Less than 10 percent of Americans have an eating disorder, according to estimates from the National Eating Disorders Association. Yet research suggests that disordered-eating habits are dramatically more prevalent.
A 2013 study on body image among women ages 25 to 45 found that 31 percent of participants had purged in an effort to lose weight, while 74 percent reported that concerns about body shape and weight interfered with their happiness.
Those habits can grow into a disorder if left unchecked. “Like any other illness, it starts with smaller symptoms,” Ramos says. “When you have the flu, first you get congested, then your throat hurts, and then your body aches. The same thing happens with eating disorders: You may start cutting back on a particular food; maybe you stop eating in public. That can quickly snowball into a full-blown illness.”
Although the signs of disordered eating vary, symptoms include frequent dieting, anxiety associated with eating, and feelings of impulsivity or loss of control around food.
A preoccupation with food that affects your social life — avoiding eating in front of others because you fear judgment, for instance, or skipping a party because you’re afraid of what you might eat there — is another warning sign.
“If your perspective toward food starts to impair your ability to live in the ways you want, that’s probably the most significant sign,” Lampert says.
Obsessed With Health
Orthorexia is a condition characterized by an unhealthy obsession with healthy eating.
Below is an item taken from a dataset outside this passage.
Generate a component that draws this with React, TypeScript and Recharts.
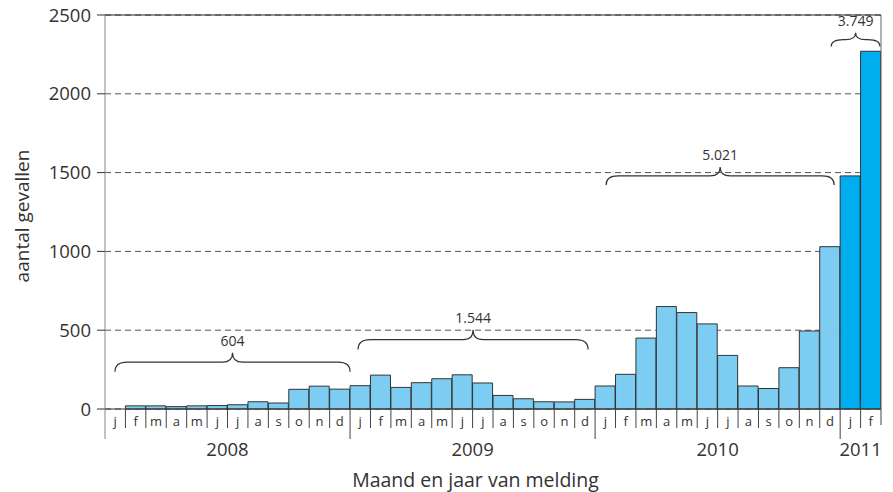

The term was coined in 1997 by Steven Bratman, MD, but awareness of its symptoms has risen in the social-media age.
Research has linked Instagram use to increased orthorexia symptoms. And in a paper published in Medical Humanities in 2019, Cristina Hanganu-Bresch, PhD, calls orthorexia “a contemporary cyberpathy, a digitally transmitted disorder inwardly and narrowly focused on health through the consumption of ‘pure’ foods.”
Orthorexia is not recognized in the Diagnostic and Statistical Manual of Mental Disorders, but its symptoms are very real and can harm your health. It’s similar to anorexia in its restrictive nature, Lampert and Ramos explain, but it can present quite differently.
People tend not to be secretive about an obsession with clean eating — and they may even post evidence of their symptoms as healthy principles on social media.
Influencers with orthorexia may not be aware that their obsession is unhealthy. “They’re sharing their behaviors and often gaining followers by doing so. It’s tied up with both their own pursuit of wellness and bolstering their sense of self,” says Lampert.
The shareability of the disorder may be what differentiates it from anorexia and bulimia, though its effects on mental and physical health can be quite similar.
There’s nothing wrong with wanting to eat mostly whole or minimally processed, organic, and fresh foods — which is typically what influencers mean when they refer to “clean” eating. But when that desire becomes an urgent obsession, or if it leads to social isolation or otherwise strains your mental well-being, that’s when the pursuit of healthy eating can become unhealthy.
An overly rigid, restrictive diet is unsustainable in the long term, Ramos says, “and it comes with a lot of anxiety, at a great personal cost.”
The problem with the idea of clean eating is that it implies that some foods are dirty or bad. What really matters, Lampert explains, is how you feel when you eat, which is why she encourages people to focus on mindful eating.
This can involve taking notice of your body’s cues: Does this meal make you feel nourished and energized, or sluggish and bloated? Do you feel satisfied with this food choice, or guilty and anxious? (For more on how to eat mindfully, see “The Mindful Food Journal”.)
“Mindful eating is about answering the question of how you get to make peace with food for real,” Lampert explains. “It’s important to have a peaceful relationship with food, whatever it is you’re choosing to eat.”